Определение религии как Самотрансцендирования жизни в измерении духа имеет ту решающую импликацию, что религия должна рассматриваться прежде всего как качество двух других функций духа, а не как независимая функция. Такое рассмотрение логически необходимо, поскольку самотрансцендирование жизни не может стать функцией наряду с другими, ибо, если бы это было так, то жизнь должна была бы себя трансцендировать — и так далее, в бесконечность. Жизнь не может подлинно трансцендировать себя в одной из своих собственных функций. Таков аргумент против понимания религии как функции духа, и нельзя отрицать того, что те теологи, которые этот аргумент выдвигают, имеют в нем сильную опору. Следовательно, если религию определять как функцию человеческого разума, то эти теологи могут вполне логично отрицать понятие религии еще и в той теологии, которая, как предполагается, основана на откровении.

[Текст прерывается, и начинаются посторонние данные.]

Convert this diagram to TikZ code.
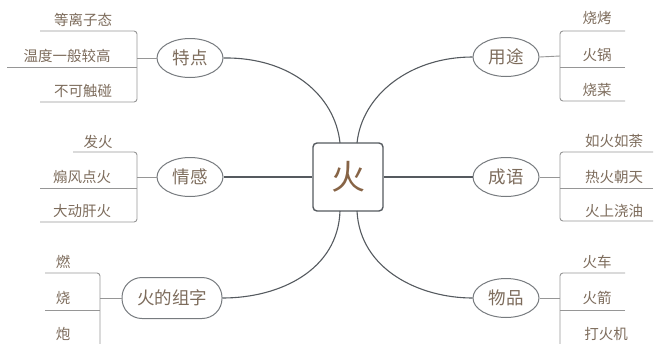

Однако эти утверждения делают непонятным тот факт, что религия в жизни, в измерении духа, является не только качеством в морали и в культуре, но еще и независимой реальностью помимо них. Именно этот факт существования религии в обыденном смысле слова является одним из самых главных камней преткновения в жизни в измерении духа. В соответствии с определением религии как Самотрансцендирования жизни не должно быть религии — индивидуальной или организованной - как отдельной функции духа. Каждый акт жизни должен был бы указывать на что-то вне себя, и не было бы необходимости в какой-либо сфере отдельных актов. Но, как и во всех сферах жизни, самотрансцендированию в сфере духа сопротивляется профанизация. Мораль и культура в их экзистенциальной отделенности от религии становятся тем, что обычно называют «секулярным». Их величию противостоит их профанность. Под давлением профанизации нравственный императив становится условным, зависимым от страхов и надежд, результатом психологического и социального принуждения; предельная нравственная цель заменяется утилитарными расчетами, а исполнение закона является предметом тщетных попыток самоопределения. Самотрансцендирование нравственного акта отрицается, а мораль становится видом деятельности среди конечных возможностей. В смысле нашего фундаментального определения она профанизируется даже и в том случае, если, находясь в конфликте со смыслом благодати, она столь же ограничительна, как и некоторые формы религиозной морали. Такая мораль неизбежно подпадет под амбивалентности закона. Под аналогичным давлением профанизации и культурное созидание универсума смыслов также утрачивает ту субстанцию,
91
которую оно получило в самотрансцендировании, — то есть предельный и неисчерпаемый смысл. Этот феномен хорошо известен: он широко обсуждался аналитиками нашей современной цивилизации — обычно под названием секуляризации культуры. Зачастую эти аналитики по праву ссылались на аналогичный феномен в античной цивилизации и, основываясь на этих двух примерах интеллектуальной истории Запада, выводили общее правило об отношении религии и культуры. С потерей своей религиозной субстанции культура осталась с одной лишь формой, которая становится все более и более пустой. Смысл не может существовать без того неисчерпаемого источника смысла, на который указывает религия.